The discussion of the navicular shelf/ medial flange is very interesting. I've thought about it in the past and as I see it there are two components you have to think about. The position of the flange and the stiffness of the flange. Additionally, if the flange pushes the foot from medial to lateral, you are probably going to want the orthotic to also provide a force from lateral to medial to keep the foot from sliding off of the orthotic (think lateral flange.) The distance between the medial and lateral flanges and the rigidity of those flanges will determine the force applied to foot and hence the comfort of the foot.

The forces applied by the flanges are going to be similar to those of a gauntlet or an AFO with a strap that goes from the underside of the device around the navicular and up to an attachment on the lateral leg. The strap seems much more easy to adjust to get the amount of force that does some good but does not hurt at the point of application of the force.

Eric

 

Yesterday, I was thinking about the concept of three point fixation with a lateral heel flange, a medial navicular flange and a forefoot lateral flange making up the triangle- easy when we only have a single joint to contend with, but in the foot...?

 

Or indeed the internal fixation strap which one can request on specialist Paediatric footwear. I use such modifications regularly to control movement in the transverse plane.

I've been mulling this.
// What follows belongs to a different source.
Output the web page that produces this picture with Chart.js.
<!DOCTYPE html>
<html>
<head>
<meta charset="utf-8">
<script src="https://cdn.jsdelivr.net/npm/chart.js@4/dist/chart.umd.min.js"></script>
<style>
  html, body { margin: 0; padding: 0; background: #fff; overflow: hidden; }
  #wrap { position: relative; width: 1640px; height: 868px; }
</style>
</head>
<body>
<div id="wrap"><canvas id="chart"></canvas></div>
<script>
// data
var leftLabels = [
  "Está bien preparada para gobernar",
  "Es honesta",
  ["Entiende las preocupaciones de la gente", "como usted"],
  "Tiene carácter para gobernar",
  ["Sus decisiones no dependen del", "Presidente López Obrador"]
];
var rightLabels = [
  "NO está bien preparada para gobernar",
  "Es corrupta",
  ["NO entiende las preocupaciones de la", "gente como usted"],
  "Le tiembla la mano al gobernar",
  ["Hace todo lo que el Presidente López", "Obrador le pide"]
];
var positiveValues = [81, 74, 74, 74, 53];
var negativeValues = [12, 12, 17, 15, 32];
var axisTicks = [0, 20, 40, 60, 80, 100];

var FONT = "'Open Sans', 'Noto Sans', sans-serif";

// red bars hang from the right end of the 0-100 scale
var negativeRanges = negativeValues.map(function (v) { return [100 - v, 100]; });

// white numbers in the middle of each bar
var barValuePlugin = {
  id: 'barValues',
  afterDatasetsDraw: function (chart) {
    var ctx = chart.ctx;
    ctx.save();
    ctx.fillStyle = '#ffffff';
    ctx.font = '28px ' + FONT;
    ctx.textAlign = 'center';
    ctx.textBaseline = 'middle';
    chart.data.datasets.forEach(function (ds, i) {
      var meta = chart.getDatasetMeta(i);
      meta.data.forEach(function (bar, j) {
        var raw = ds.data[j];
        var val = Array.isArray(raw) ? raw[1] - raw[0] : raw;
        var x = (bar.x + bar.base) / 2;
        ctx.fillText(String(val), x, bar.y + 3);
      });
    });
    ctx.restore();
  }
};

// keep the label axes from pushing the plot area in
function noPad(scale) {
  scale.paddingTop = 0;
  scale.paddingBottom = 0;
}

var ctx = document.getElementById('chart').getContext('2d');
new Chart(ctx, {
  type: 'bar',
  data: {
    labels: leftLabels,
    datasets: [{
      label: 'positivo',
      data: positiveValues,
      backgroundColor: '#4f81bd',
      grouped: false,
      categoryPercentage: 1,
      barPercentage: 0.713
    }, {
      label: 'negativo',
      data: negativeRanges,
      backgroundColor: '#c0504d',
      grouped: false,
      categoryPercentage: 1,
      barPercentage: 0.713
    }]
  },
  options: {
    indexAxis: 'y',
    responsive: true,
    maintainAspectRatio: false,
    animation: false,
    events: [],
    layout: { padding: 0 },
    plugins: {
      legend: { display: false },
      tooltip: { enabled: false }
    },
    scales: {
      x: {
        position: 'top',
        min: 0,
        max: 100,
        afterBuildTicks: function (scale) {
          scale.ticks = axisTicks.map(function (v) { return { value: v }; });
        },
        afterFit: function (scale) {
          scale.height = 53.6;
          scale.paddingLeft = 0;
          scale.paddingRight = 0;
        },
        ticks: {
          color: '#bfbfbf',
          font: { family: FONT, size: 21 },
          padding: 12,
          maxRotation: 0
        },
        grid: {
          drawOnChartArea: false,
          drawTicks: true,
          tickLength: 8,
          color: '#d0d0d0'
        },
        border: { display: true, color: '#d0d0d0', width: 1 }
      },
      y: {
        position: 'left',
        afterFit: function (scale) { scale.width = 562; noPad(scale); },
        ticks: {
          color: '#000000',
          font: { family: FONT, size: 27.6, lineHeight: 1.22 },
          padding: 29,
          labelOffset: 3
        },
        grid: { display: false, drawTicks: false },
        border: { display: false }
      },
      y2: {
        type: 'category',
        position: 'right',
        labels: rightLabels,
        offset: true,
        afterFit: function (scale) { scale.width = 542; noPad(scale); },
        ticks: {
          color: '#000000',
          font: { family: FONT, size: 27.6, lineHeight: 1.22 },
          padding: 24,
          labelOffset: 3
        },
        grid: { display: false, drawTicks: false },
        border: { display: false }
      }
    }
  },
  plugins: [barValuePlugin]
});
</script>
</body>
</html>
An orthoses with high medial and lateral flanges, like a UCBL or a smafo, does not work simply by modifying GRF. Indeed they work without GRF. A Smafo can be applied to, for example, a foot with spastic hypertonia in the peroneals by restricting the width of the foot. Works weight bearing and non weight bearing. Pronation makes the foot wider. As Simon alluded, the lateral heel and the lateral forefoot stay still and the medial midfoot moves medially. Containing this is the principle behind many AFO variants and elastic type devices as well as different types of footwear.

To incorperate the concept of anterior slide, we must also attempt to prevent the foot getting longer. This is fairly straightforward with strapping but a bit of a mare with an orthotic. I wonder if another way to think about this would be around manipulating frictions under the forefoot?

 

What if we prevent a reduction in calcaneal inclination angle by controlling the rearfoot?

 

That what what I was going to say believe it or not not the same way with 10 miss spellings but the same idea , patients got in the way.

Robert does love a friction vector though

 

In which plain?

If you say sagittal is Craig going to jump out and say "aha, lateral arch!!" at me?

One day I shall write the biomechanics version of the "my favourite things" song.

 

In reality it's all three planes, but since it's the posterior-anterior slide component we're discussing.......

 

Can only be sagittal plane for the inclination angle . confused how can it be anything else. ??

My understanding is inclination angle is the angle of calc in the sagittal plane - how can it be all 3 - would that be inverted-everted and or abducted-adducted . ??

is not the inclination angle of the calc- ? Dbl Confused

 

What planes does the calcaneus simultaneously move within during dynamic function?